La SVIMEZ ritiene che, nelle dinamiche territoriali, le migrazioni interne e quelle dall’estero continueranno a svolgere un ruolo rilevante e contribuiranno a ridefinire la geografia umana, in modo nient’affatto favorevole al Mezzogiorno che perderà 5,3 milioni di abitanti tra il 2016 e il 2065, a fronte di un assai più modesto calo (1,9 milioni) nel Centro-Nord. Vuol dire sette punti percentuali in meno nella quota di popolazione residente nel Sud, con valori che scenderebbero dall’attuale 34,4% al 29,2% del 2065.
In quest’ultima area la riduzione della popolazione sarà contenuta dalle immigrazioni dall’estero, da quelle dal Sud e da una ripresa della natalità, mentre il Mezzogiorno resterà terra d’emigrazione con scarse capacità di attrarre immigrati dall’estero e sarà interessato da un progressivo calo delle nascite.
Una crescente segmentazione del mercato del lavoro regionale ha contribuito ad alimentare accanto a trasferimenti di residenza sostanzialmente definitivi una mobilità temporanea ma di lunga distanza. Un fenomeno quest’ultimo che, proseguito anche negli anni di recessione, sembra riavviarsi in questi due anni di ripresa economica.
Secondo la SVIMEZ, è stato il risveglio delle attività produttive nel Centro-Nord a stimolare la ripresa del pendolarismo nel Mezzogiorno, che nel 2016 ha interessato circa 208 mila persone pari al 9,3% del complesso dei pendolari, a fronte del 6,3% della media del Centro-Nord.

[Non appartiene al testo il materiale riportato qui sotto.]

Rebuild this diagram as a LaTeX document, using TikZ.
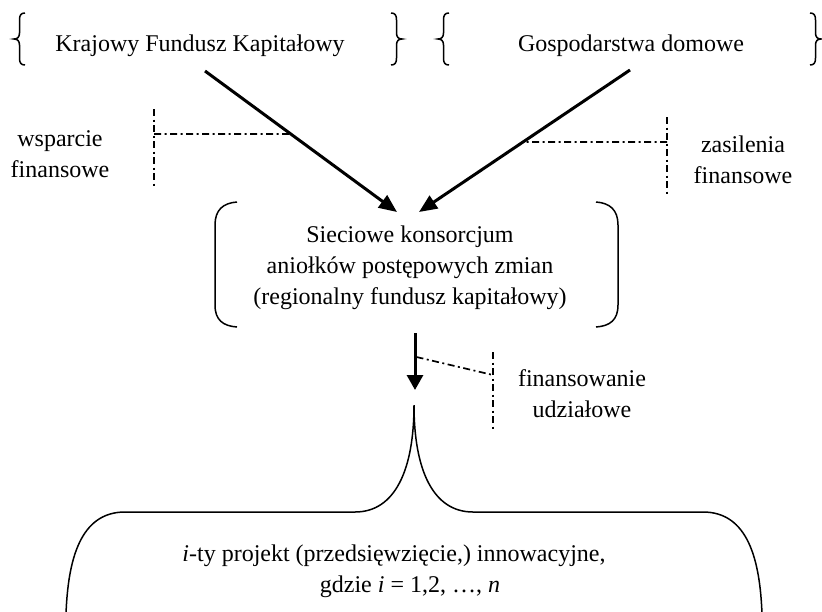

Gli spostamenti all’interno delle regioni del Sud hanno interessato 54 mila residenti con un lieve aumento rispetto al 2015 (49 mila), mentre risulta decisamente più elevato il pendolarismo verso le regioni del Centro-Nord o verso l’estero, 154 mila unità pari al 2,5% degli occupati residenti nel Sud e nelle Isole.
L’incidenza sul totale degli occupati di quelli che lavorano fuori dalla circoscrizione di residenza è diversa e di molto tra le regioni del Mezzogiorno, il valore più elevato si registra in Abruzzo (4,8%), seguito da Campania e Calabria con il 3,2%, dal Molise (3,1%), dalla Sicilia (2,5%) e dalla Basilicata con il 2,4%, mentre è più contenuto in Puglia (1,4%) e, soprattutto, in Sardegna (0,8%). Nel 2016, rispetto all’anno precedente gli occupati residenti nel Mezzogiorno con un posto di lavoro nelle regioni centrosettentrionali o all’estero aumentano di circa 25 mila unità pari al +19,1%.
Secondo la SVIMEZ, questo aumento di pendolari consistente spiega circa un quarto dell’aumento dell’occupazione complessiva del Mezzogiorno che nel 2016 è risulta di circa 101 mila unità.
Secondo la SVIMEZ, il Sud non è più un’area giovane né tanto meno il serbatoio della demografia del resto del paese. Le famiglie fanno sempre meno figli e i giovani se ne vanno; la popolazione invecchia e si riduce. Per di più, su una popolazione attiva relativamente meno giovane grava un onere per la sicurezza sociale enorme e crescente, che sottrae inevitabilmente risorse per investimenti produttivi in grado di migliorare la produttività e la competitività del sistema economico.
È sempre più questa la nuova declinazione del dualismo.